→ **Aim of the exercise**: Copy out, with no alterations, the lines below running from the one containing "Emit a web page" to the one containing "373, 410, 450];", inclusive at each end; pictures are omitted.
##### Data shown #####
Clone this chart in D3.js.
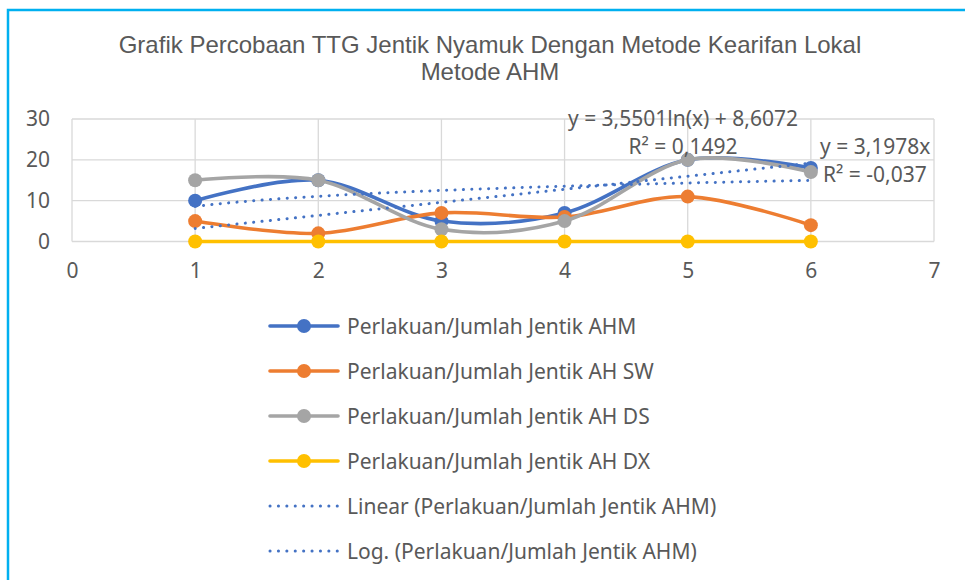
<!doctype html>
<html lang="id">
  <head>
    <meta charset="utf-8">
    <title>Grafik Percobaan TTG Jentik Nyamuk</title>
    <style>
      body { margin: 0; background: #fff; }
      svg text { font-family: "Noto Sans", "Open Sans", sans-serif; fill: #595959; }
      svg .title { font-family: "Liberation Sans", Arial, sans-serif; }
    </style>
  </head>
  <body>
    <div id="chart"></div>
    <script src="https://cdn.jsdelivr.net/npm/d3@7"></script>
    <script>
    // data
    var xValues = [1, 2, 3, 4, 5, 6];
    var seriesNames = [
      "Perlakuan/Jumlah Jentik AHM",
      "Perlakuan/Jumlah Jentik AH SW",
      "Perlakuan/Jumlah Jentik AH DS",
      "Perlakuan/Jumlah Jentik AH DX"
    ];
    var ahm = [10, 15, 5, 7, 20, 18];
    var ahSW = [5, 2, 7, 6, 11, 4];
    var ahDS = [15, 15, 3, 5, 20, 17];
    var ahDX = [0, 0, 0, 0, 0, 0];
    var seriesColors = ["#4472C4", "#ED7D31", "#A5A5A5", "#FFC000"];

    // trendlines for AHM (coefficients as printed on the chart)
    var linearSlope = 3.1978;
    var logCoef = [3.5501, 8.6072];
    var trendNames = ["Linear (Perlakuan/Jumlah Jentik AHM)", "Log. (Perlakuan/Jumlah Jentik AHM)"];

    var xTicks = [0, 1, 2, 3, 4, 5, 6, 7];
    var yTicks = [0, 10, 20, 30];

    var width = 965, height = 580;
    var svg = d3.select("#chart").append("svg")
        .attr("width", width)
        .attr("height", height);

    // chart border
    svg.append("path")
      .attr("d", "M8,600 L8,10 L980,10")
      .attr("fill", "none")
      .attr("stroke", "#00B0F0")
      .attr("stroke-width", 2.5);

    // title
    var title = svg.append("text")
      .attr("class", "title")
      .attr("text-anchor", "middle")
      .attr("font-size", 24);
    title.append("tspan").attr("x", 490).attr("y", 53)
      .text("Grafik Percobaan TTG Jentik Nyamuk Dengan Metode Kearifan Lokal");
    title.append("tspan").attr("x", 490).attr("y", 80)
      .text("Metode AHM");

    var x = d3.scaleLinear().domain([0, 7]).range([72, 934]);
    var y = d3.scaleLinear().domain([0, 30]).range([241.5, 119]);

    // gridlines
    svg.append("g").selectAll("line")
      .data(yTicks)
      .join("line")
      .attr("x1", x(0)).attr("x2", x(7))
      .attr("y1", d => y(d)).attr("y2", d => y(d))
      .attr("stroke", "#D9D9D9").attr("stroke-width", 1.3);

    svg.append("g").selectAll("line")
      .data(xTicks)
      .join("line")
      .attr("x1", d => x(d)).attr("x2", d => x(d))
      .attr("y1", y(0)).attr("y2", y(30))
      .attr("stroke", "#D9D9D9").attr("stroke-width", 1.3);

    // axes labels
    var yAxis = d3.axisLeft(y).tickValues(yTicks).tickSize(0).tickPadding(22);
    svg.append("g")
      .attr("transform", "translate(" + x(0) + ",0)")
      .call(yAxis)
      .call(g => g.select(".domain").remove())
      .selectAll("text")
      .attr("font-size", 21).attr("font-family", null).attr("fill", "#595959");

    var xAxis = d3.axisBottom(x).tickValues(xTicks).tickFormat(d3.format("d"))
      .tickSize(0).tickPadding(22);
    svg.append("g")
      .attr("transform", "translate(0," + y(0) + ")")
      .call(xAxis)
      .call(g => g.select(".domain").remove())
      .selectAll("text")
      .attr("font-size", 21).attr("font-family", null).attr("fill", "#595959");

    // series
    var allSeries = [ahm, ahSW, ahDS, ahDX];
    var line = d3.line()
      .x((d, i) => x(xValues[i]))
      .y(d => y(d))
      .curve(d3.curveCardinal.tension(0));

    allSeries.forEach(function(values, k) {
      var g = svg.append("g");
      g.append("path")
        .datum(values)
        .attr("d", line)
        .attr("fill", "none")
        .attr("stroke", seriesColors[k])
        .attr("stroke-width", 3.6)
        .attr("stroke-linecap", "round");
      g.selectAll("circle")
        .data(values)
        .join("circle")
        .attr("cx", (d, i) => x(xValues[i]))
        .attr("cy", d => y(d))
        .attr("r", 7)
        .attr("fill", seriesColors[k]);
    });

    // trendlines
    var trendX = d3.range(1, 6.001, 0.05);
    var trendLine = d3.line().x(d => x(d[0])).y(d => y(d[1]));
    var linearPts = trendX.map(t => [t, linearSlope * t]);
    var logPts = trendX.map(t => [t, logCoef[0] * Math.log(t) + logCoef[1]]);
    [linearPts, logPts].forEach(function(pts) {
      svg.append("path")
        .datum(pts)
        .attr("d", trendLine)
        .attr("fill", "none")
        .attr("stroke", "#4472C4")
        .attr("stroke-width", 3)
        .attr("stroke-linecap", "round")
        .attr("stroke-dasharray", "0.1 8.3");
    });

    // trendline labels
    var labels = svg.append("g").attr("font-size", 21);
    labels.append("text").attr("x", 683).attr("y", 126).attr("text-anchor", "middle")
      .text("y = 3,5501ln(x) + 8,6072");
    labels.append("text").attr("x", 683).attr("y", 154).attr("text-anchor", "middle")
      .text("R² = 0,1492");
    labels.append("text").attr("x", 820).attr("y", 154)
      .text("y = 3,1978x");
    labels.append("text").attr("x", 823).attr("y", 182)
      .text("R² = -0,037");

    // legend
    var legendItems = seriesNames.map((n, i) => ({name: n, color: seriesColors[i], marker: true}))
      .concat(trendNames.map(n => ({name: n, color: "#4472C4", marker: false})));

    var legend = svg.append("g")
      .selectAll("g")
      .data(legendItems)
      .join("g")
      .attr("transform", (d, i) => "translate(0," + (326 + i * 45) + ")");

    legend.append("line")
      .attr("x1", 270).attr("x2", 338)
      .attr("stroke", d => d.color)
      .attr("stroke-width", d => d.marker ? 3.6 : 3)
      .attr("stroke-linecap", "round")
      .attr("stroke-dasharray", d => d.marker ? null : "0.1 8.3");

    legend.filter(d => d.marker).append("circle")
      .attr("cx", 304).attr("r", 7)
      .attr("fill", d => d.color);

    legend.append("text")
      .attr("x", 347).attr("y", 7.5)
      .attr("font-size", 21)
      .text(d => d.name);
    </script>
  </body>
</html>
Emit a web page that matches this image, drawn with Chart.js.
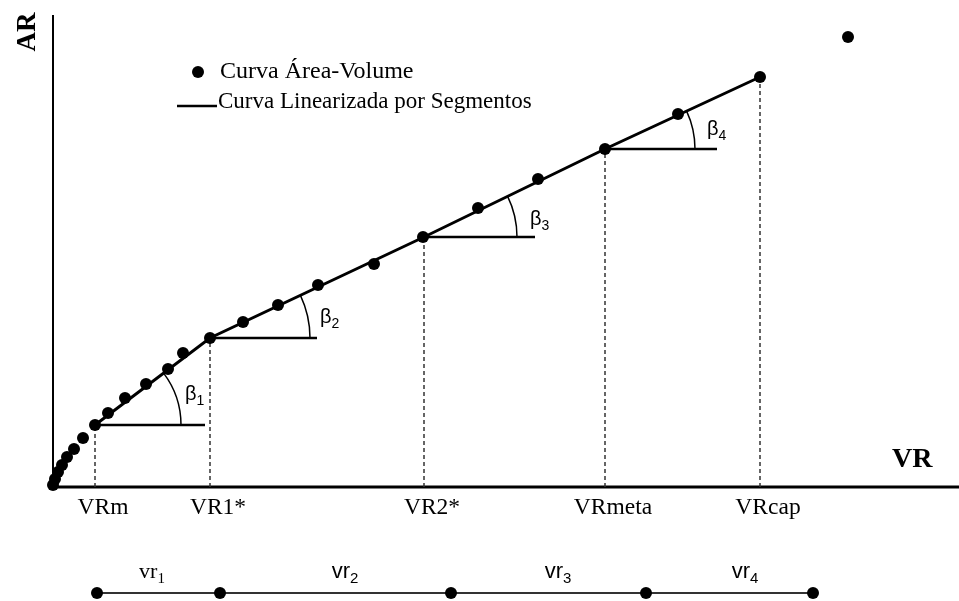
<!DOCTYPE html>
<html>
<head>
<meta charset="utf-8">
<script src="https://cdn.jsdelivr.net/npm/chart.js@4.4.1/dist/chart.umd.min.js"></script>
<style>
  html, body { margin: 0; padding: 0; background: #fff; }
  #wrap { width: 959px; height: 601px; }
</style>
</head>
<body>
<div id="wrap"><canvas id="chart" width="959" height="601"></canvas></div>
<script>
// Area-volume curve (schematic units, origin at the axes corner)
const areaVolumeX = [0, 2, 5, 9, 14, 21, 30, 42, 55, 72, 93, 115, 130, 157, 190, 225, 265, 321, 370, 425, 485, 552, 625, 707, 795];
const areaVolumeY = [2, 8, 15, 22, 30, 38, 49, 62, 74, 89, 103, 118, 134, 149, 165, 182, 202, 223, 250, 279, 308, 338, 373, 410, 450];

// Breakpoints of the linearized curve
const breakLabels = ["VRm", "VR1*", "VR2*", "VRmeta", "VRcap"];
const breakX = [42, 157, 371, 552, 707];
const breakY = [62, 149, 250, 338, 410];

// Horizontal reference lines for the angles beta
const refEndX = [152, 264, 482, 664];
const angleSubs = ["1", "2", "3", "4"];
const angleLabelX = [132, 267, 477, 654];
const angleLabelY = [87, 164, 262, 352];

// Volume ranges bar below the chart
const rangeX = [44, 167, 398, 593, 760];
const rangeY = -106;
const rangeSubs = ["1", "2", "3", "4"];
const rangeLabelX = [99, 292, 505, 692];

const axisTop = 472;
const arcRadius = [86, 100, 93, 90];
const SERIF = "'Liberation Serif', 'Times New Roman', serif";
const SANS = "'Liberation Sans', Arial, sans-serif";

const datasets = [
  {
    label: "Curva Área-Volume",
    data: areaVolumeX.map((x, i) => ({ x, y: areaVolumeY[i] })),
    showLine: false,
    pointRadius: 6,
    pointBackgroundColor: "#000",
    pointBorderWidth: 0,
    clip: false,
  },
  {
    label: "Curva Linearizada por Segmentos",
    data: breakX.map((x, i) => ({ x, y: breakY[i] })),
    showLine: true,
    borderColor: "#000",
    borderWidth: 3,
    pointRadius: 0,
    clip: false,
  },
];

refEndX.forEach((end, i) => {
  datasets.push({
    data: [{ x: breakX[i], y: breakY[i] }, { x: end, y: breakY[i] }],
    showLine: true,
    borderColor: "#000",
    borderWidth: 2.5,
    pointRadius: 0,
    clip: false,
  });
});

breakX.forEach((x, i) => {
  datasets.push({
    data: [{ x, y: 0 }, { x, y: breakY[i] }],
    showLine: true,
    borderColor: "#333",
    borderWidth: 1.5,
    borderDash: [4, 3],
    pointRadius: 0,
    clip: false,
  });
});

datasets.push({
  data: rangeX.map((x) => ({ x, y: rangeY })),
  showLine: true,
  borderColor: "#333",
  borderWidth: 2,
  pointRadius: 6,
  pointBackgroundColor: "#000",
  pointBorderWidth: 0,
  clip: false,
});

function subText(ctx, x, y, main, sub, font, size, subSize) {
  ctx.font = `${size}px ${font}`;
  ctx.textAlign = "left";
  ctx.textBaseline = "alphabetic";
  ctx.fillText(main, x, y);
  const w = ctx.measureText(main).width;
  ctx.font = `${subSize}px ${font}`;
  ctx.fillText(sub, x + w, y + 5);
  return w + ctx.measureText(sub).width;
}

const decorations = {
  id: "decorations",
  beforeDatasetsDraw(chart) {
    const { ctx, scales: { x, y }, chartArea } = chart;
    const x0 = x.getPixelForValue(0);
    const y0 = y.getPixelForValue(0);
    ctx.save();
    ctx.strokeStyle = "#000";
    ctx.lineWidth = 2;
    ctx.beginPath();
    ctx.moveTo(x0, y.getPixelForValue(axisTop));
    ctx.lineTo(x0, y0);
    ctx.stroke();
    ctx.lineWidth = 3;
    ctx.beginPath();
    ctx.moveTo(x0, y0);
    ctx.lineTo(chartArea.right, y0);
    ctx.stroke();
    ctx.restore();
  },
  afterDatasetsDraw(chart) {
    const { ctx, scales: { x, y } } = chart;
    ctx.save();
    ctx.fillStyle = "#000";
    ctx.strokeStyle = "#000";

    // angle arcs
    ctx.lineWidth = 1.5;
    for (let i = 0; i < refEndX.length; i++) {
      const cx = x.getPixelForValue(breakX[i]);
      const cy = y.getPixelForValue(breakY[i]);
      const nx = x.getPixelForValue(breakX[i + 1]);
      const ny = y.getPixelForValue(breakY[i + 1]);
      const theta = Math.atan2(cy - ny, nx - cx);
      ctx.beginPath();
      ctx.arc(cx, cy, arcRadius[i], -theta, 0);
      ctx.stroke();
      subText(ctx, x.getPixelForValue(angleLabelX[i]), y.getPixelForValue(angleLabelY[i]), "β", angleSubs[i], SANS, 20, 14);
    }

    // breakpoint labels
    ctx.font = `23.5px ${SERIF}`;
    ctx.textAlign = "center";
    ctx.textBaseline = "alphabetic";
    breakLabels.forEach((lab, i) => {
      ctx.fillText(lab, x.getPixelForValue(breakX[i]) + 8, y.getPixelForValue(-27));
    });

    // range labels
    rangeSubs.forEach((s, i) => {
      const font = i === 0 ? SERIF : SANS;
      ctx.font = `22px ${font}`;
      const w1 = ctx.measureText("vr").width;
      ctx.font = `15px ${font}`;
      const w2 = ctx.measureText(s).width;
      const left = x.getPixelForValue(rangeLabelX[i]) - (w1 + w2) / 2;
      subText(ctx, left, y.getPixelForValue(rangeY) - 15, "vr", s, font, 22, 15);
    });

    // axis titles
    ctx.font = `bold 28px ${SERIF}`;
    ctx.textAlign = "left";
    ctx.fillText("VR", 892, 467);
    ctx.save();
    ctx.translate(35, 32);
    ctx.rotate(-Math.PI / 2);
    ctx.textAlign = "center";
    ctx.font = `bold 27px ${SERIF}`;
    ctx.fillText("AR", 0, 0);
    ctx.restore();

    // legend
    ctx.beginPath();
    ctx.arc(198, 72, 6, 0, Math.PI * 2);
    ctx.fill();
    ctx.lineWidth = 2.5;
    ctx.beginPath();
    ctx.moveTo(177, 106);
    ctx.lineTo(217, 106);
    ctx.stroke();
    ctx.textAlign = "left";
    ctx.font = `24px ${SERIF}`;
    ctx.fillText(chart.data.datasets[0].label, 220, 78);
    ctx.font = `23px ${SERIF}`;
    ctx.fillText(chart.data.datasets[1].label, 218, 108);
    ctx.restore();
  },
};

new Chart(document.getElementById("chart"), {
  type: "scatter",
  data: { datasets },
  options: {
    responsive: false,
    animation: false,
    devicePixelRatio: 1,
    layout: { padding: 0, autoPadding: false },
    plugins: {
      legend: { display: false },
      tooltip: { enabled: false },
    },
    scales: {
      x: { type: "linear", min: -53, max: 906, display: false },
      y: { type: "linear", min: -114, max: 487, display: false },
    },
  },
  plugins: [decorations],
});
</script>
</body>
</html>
#####
→ **Answer for the task**:
Emit a web page that matches this image, drawn with Chart.js.
<!DOCTYPE html>
<html>
<head>
<meta charset="utf-8">
<script src="https://cdn.jsdelivr.net/npm/chart.js@4.4.1/dist/chart.umd.min.js"></script>
<style>
  html, body { margin: 0; padding: 0; background: #fff; }
  #wrap { width: 959px; height: 601px; }
</style>
</head>
<body>
<div id="wrap"><canvas id="chart" width="959" height="601"></canvas></div>
<script>
// Area-volume curve (schematic units, origin at the axes corner)
const areaVolumeX = [0, 2, 5, 9, 14, 21, 30, 42, 55, 72, 93, 115, 130, 157, 190, 225, 265, 321, 370, 425, 485, 552, 625, 707, 795];
const areaVolumeY = [2, 8, 15, 22, 30, 38, 49, 62, 74, 89, 103, 118, 134, 149, 165, 182, 202, 223, 250, 279, 308, 338, 373, 410, 450];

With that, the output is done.